The College Process
Updated: Mar 13, 2019
March 12, 2019
I am a senior in my last semester in school. After receiving the news I have most anticipated in my life, I have learned one thing: where you go to in college means nothing, and it is only what you make of it that really matters.
I first began my journey with the college process when I moved to Miami in 2016. Going in as a sophomore, I was very new to the American education system, and was really overwhelmed by the conversations I heard about “the college pressures.” Everyone was already so frustrated and stressed out about those four years of their lives. Where they would end up; if it’s not an ivy league it is not something to be proud of; where B’s were seen as F’s; and the worry that they would not be able to post that “Instagram pic” of the acceptance letter with the caption “X Class of 2023” the day all “ED’s” were released.
I found myself surrounded by a world that only seemed to care about the reputation a school had; it was like a contest based on popularity. People did not realize that maybe the small public university in town offered an outstanding program in business, yet they still preferred to go to the one with the well-known name regardless of not having a great program for their desired degree.
It became a pressure that was not personal, but a pressure to show off to others that you had gotten into one of the good schools. Students based a person’s intelligence and worth on the acceptance rate of a school. If you applied to a school with a 40% or higher acceptance rate, you were seen as someone who failed their high school career and will not do anything great in their lives, when in reality, the acceptance rate is purely a number, nothing more. One of my close friends who actually graduated from college not long ago was a Suffolk Alumnus (82% acceptance rate) who had many friends from Northeastern University (28% acceptance rate).

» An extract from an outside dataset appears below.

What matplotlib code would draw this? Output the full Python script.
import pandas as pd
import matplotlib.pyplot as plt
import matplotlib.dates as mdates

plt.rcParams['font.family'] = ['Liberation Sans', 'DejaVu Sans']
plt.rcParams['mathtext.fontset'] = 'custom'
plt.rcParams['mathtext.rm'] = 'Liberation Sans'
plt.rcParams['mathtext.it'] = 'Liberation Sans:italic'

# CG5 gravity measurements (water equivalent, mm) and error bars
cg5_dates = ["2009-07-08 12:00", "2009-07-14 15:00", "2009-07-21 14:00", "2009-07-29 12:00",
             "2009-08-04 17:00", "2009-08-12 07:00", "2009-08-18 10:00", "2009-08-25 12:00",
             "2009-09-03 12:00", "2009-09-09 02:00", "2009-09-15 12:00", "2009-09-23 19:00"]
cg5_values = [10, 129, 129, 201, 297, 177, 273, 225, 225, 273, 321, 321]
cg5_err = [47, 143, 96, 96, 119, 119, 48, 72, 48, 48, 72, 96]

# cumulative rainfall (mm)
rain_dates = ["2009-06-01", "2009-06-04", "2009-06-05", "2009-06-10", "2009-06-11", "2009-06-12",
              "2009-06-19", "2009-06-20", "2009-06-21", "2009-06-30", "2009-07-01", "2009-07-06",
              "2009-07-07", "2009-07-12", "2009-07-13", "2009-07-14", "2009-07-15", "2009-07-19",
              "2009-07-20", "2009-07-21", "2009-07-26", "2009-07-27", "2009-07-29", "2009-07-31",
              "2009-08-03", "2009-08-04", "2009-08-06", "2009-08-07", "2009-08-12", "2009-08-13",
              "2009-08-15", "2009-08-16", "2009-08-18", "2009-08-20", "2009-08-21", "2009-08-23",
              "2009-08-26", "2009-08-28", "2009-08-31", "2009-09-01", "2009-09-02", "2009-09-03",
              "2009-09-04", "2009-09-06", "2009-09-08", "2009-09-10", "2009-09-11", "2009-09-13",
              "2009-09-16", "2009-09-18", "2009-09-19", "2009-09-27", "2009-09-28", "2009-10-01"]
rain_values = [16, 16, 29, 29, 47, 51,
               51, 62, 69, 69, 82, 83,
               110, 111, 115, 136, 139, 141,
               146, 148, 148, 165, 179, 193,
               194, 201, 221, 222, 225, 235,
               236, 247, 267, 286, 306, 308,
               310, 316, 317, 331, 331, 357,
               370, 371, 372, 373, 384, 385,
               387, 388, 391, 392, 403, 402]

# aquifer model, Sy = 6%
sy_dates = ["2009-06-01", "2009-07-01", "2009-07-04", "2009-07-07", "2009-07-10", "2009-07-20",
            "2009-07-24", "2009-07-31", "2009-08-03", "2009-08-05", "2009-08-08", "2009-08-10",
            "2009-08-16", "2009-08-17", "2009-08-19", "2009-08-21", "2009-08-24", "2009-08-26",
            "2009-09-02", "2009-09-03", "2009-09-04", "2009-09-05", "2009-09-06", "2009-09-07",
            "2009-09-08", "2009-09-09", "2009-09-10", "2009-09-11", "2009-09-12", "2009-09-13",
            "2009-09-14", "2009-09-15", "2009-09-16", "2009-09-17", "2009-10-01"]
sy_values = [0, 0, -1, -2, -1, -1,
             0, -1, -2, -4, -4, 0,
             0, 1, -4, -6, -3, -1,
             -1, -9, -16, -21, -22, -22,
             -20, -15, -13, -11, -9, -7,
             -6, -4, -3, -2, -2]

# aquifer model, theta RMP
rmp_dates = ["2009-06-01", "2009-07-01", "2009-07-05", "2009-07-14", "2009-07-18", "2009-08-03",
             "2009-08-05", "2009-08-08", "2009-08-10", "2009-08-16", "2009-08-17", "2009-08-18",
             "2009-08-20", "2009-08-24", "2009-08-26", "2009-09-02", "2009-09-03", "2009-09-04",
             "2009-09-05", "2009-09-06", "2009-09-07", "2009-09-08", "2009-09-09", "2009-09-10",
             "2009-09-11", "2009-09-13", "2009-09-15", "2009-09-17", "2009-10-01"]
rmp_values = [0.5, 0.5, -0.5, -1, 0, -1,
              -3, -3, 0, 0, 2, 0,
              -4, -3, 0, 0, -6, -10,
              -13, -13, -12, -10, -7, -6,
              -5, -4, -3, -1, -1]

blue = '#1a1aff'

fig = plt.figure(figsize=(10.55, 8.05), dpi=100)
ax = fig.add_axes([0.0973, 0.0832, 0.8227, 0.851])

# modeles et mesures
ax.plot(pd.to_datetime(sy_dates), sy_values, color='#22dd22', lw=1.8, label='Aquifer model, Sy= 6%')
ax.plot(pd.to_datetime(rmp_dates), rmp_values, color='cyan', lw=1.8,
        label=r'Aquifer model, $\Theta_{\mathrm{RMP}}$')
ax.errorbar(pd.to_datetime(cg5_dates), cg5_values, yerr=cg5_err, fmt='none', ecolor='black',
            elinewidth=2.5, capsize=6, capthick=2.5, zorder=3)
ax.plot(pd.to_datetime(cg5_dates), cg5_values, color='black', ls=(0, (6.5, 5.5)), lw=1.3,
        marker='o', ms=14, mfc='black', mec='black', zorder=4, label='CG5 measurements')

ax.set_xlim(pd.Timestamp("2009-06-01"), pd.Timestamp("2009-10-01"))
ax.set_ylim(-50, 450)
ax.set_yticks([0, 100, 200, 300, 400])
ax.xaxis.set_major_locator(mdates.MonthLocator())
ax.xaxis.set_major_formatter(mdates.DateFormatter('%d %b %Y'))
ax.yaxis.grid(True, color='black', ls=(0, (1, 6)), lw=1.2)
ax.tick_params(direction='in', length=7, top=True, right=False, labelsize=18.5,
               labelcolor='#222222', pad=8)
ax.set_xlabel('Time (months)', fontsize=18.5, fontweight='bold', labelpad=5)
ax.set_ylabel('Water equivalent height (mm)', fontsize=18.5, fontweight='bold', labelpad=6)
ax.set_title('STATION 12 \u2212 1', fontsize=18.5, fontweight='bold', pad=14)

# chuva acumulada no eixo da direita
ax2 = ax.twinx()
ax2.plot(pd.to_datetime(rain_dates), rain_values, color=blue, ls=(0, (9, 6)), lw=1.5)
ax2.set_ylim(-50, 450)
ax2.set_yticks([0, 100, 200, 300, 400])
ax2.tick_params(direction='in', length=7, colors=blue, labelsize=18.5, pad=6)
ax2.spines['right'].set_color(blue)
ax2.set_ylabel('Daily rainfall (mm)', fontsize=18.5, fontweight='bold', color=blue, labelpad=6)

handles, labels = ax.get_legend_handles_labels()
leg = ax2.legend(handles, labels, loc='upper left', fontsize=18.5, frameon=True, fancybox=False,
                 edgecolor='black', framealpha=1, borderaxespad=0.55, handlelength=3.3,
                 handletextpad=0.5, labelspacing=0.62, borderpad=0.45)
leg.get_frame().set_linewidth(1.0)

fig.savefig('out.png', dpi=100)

He told me that there were countless times when his friends from Northeastern and him would actually copy each other’s homework because they had exactly the same assignments, which in many occasions were also assigned by the same professor.
After being part of the college process and facing the college pressures, I have learned a lot. Most importantly, I have learned that going to university is not about being able to say a name that will be recognized, rather the education it offers for you and how it fits into your needs and wants.